しかし、慣性閉じ込め型磁気ミラー衝撃核融合炉では磁気ノズルをも兼ねる超伝導磁石が核融合プラズマをノズル内部に磁気ミラーを形成する事によって閉じ込める事が可能となる。
この場合には電力は超伝導コイルを、MHD発電のピックアップコイルに使用することで得られる。
このように慣性閉じ込め型磁気ミラー衝撃核融合炉では、核融合発電を行ないつつ、磁気ミラーによってプラズマの流出を防止することが可能となる。この事は宇宙船のステルス性におおいに寄与するだろう。
また慣性閉じ込め型磁気ミラー衝撃核融合炉ではすべてのプロセスを超伝導コイルの内側で行なうために稼動部分が存在せず、エンジンの信頼性の向上に役立っている。
なおこの超伝導コイルは一つの巨大なコイルではなく、センサーをも含めた形で多数のモジュールからなりたっている。モジュールごと交換することで設備の貧弱な施設でもエンジンの修理が出来るようになっているわけである。
あまり勧められないが、磁場でエンジンを細かく仕切ることで複数のペレットを同時に点火することも可能である。急激な加速が必要となった場合にはこうして短時間ながらエンジンの定格以上の出力を得ることが出来る。しかしながら、この方法を長時間行なった場合、超伝導コイルに深刻なダメージを与える場合がある。

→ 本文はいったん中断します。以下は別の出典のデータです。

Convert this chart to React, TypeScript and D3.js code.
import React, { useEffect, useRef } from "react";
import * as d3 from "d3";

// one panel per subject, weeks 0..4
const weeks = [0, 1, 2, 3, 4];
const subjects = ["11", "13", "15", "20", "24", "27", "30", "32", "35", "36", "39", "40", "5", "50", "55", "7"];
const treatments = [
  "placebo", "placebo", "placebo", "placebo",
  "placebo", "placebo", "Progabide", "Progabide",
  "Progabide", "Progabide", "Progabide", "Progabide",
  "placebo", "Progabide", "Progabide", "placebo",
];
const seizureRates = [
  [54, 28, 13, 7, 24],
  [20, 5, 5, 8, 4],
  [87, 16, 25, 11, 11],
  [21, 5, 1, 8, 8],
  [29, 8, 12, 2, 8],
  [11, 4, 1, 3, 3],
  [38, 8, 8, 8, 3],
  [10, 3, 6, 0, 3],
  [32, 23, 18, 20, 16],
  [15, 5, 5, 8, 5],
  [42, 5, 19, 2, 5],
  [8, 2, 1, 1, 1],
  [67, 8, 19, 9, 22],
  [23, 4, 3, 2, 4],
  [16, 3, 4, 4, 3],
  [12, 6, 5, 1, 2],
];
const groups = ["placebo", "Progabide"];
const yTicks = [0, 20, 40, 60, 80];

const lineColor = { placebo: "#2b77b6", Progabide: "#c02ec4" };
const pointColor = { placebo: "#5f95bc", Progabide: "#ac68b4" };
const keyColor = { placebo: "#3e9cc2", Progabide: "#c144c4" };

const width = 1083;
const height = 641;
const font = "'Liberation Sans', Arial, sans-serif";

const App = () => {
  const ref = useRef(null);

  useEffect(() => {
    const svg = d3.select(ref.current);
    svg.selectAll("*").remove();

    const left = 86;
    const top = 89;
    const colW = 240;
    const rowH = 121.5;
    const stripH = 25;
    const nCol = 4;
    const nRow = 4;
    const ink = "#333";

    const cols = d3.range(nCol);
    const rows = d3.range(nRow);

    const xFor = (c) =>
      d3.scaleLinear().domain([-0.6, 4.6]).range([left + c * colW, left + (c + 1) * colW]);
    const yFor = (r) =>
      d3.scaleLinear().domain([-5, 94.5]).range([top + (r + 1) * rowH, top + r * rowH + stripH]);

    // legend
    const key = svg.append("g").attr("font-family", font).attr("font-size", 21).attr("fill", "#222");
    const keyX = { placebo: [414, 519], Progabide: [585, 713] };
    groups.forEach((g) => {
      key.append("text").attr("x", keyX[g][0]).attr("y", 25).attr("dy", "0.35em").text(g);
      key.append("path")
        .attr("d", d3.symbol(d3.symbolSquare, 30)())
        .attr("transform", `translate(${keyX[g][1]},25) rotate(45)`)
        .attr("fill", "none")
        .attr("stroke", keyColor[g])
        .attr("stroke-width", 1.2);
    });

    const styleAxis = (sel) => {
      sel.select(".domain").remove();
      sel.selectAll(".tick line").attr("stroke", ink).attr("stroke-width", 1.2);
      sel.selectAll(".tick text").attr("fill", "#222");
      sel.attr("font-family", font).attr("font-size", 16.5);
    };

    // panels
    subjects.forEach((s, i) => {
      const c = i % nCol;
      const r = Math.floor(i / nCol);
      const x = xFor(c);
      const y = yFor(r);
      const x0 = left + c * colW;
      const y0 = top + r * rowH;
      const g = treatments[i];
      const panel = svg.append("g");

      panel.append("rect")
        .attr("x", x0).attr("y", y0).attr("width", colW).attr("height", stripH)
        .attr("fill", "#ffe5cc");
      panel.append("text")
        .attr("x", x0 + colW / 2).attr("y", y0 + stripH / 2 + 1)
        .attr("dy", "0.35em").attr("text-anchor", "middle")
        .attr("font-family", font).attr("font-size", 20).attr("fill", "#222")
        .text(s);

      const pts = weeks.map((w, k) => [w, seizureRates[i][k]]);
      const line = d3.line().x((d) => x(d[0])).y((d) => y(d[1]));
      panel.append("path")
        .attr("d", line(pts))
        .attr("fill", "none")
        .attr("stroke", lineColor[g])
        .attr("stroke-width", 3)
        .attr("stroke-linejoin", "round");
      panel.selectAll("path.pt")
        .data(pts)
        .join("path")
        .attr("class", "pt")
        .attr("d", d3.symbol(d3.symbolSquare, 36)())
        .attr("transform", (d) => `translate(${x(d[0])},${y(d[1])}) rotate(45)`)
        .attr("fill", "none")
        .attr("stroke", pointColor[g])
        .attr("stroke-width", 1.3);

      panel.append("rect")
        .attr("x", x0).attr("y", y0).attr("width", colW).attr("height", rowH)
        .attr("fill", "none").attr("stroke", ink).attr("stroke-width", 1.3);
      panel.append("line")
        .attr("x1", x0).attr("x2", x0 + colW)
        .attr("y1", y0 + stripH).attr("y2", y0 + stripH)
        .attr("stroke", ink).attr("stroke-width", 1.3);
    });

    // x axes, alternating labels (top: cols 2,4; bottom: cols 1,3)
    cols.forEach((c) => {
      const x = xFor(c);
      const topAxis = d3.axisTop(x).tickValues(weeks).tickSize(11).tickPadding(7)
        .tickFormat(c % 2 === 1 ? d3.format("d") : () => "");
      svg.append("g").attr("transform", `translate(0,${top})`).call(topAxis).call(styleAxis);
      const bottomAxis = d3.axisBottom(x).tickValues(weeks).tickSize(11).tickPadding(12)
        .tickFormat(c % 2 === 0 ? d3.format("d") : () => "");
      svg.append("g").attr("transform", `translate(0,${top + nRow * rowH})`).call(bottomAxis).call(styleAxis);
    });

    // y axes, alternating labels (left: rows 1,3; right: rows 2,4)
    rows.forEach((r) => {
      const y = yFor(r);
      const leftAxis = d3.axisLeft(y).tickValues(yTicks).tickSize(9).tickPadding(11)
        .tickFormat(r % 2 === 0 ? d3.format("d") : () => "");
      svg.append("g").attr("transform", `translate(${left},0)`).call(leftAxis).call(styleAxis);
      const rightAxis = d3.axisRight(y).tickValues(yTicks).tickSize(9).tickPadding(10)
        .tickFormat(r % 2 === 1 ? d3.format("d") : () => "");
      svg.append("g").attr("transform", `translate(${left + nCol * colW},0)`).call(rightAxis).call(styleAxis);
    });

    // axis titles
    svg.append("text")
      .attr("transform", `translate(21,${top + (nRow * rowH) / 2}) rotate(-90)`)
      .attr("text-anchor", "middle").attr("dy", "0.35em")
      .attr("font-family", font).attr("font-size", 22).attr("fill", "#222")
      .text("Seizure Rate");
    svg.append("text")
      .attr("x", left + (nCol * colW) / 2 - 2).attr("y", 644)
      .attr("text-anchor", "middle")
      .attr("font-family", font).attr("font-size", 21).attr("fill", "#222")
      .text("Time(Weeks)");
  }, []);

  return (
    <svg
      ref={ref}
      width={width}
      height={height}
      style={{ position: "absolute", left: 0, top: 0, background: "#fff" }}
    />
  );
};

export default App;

「エリヌス−戒厳令−」でジャムナがやったのがこれか? 「エリヌス」には複数の主機があるような記述があるが、夏期甲州の際に確かめた所では、やはりアクエリアスの主機は一つのようである。
☆慣性閉じ込め型磁気ミラー衝撃核融合炉の技術的背景
アクエリアスの主機である慣性閉じ込め型磁気ミラー衝撃核融合炉は全てを強力な磁場で行なっていることからも分かるように、レールガンの技術を応用している。

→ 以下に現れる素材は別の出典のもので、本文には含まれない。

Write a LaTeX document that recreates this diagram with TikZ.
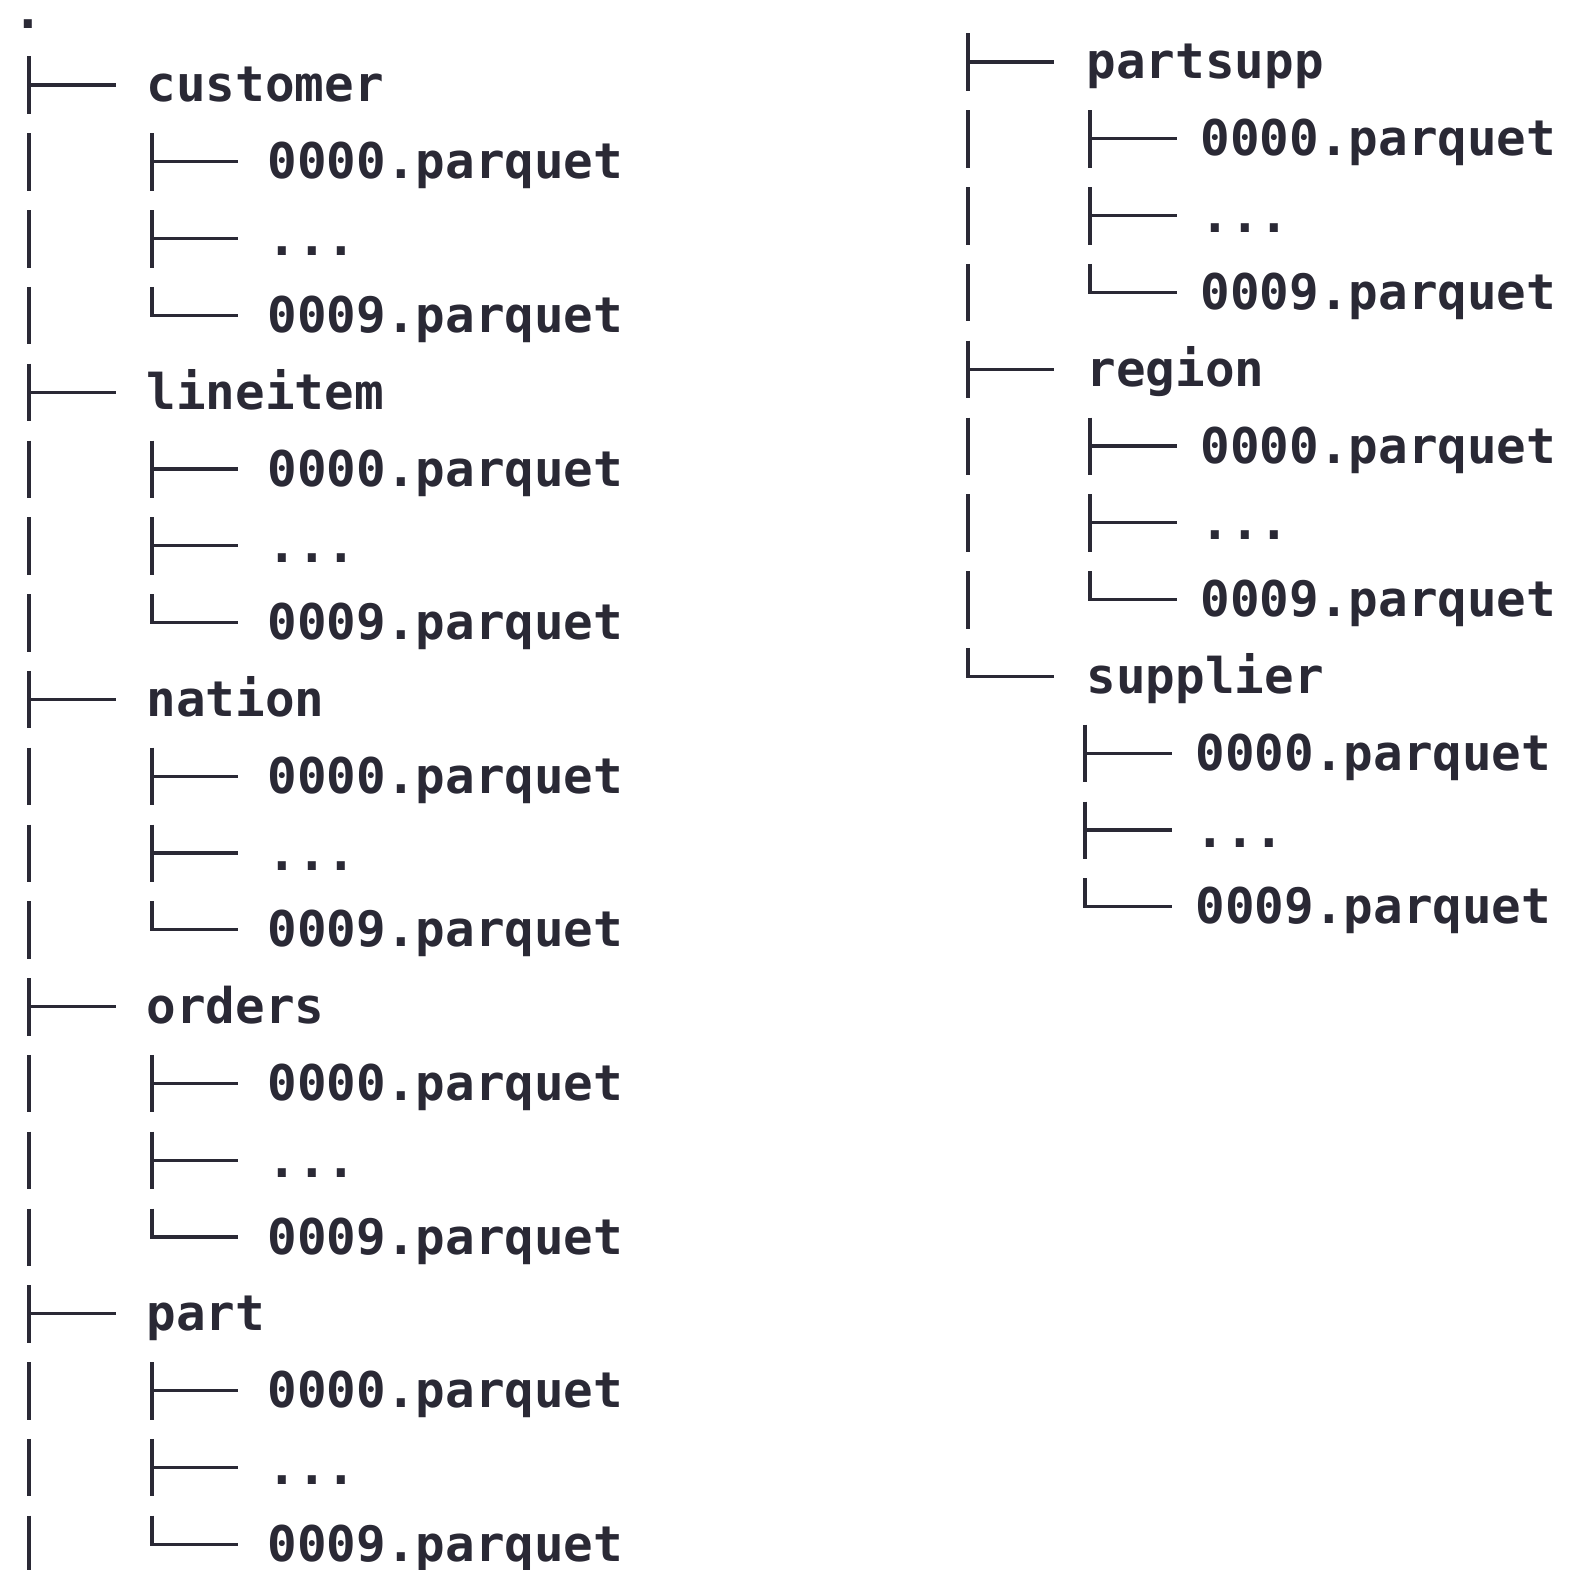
\documentclass[tikz,border=0pt]{standalone}
\usepackage{fontspec}
\setmonofont{DejaVu Sans Mono}

\definecolor{ink}{HTML}{2A2935}

\tikzset{
  entry/.style={anchor=base west, inner sep=0pt, text=ink,
    font=\ttfamily\bfseries\fontsize{14}{16}\selectfont},
  branch/.style={draw=ink, line width=0.32mm},
}
\newcommand{\rowsep}{76.8}
\newcommand{\morefiles}{...}

\begin{document}
\begin{tikzpicture}[x=0.1mm, y=-0.1mm]
\useasboundingbox (0,0) rectangle (1575,1569);
\clip (0,0) rectangle (1575,1569);

% root of the tree
\node[entry] (root) at (12.5,29) {.};

% left column: five tables with three files each
\foreach \dirname [count=\i from 0] in {customer,lineitem,nation,orders,part} {
  \pgfmathsetmacro\h{85+4*\i*\rowsep}
  \coordinate (\dirname-stem) at (29,\h);
  \node[entry] (\dirname) at (146,\h+17) {\dirname};
  \draw[branch] (\dirname-stem) ++(0,-28.5) -- ++(0,57.5);
  \draw[branch] (\dirname-stem) -- ++(87,0);
  \foreach \f/\lbl [count=\j] in {0/0000.parquet,d/\morefiles,9/0009.parquet} {
    \pgfmathsetmacro\k{\h+\j*\rowsep}
    \coordinate (\dirname-\f-stem) at (152,\k);
    \node[entry] (\dirname-\f) at (267,\k+17) {\lbl};
    % trunk keeps going past the files
    \draw[branch] (\dirname-stem |- \dirname-\f-stem) ++(0,-28.5) -- ++(0,57.5);
    \ifnum\j=3
      \draw[branch] (\dirname-\f-stem) ++(0,-28.5) |- ++(86,28.5);
    \else
      \draw[branch] (\dirname-\f-stem) ++(0,-28.5) -- ++(0,57.5);
      \draw[branch] (\dirname-\f-stem) -- ++(86,0);
    \fi
  }
}

% right column: the tree goes on
\foreach \dirname/\kx/\kt [count=\i from 0] in {partsupp/1090/1200,region/1090/1200,supplier/1085/1195} {
  \pgfmathsetmacro\h{62+4*\i*\rowsep}
  \coordinate (\dirname-stem) at (968,\h);
  \node[entry] (\dirname) at (1086,\h+17) {\dirname};
  \ifnum\i=2
    \draw[branch] (\dirname-stem) ++(0,-28.5) |- ++(86,28.5);
  \else
    \draw[branch] (\dirname-stem) ++(0,-28.5) -- ++(0,57.5);
    \draw[branch] (\dirname-stem) -- ++(86,0);
  \fi
  \foreach \f/\lbl [count=\j] in {0/0000.parquet,d/\morefiles,9/0009.parquet} {
    \pgfmathsetmacro\k{\h+\j*\rowsep}
    \coordinate (\dirname-\f-stem) at (\kx,\k);
    \node[entry] (\dirname-\f) at (\kt,\k+17) {\lbl};
    \ifnum\i<2
      \draw[branch] (\dirname-stem |- \dirname-\f-stem) ++(0,-28.5) -- ++(0,57.5);
    \fi
    \ifnum\j=3
      \draw[branch] (\dirname-\f-stem) ++(0,-28.5) |- ++(87,28.5);
    \else
      \draw[branch] (\dirname-\f-stem) ++(0,-28.5) -- ++(0,57.5);
      \draw[branch] (\dirname-\f-stem) -- ++(87,0);
    \fi
  }
}

\end{tikzpicture}
\end{document}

初期の頃のレールガンは砲弾と電極の摩擦が大きな技術的問題となっていた。これは後に砲弾を押し出すプラズマとは別に、電極そのものも磁場で閉じ込めたプラズマを使用することで非役的な改善をみた。
これにより砲弾も磁場による誘導電流で瞬時にプラズマ化する物質の開発を促進することとなった。
これらの技術的な背景があって慣性閉じ込め型磁気ミラー衝撃核融合炉は実用化された。ペレットの材質はレールガンの砲弾のそれであり、磁場の強力化・小型化もレールガンの技術の応用であった。
ある意味において、慣性閉じ込め型磁気ミラー衝撃核融合炉とは一種のレールガン(逆さ大砲ならぬ逆さレールガン)と言えるかもしれない。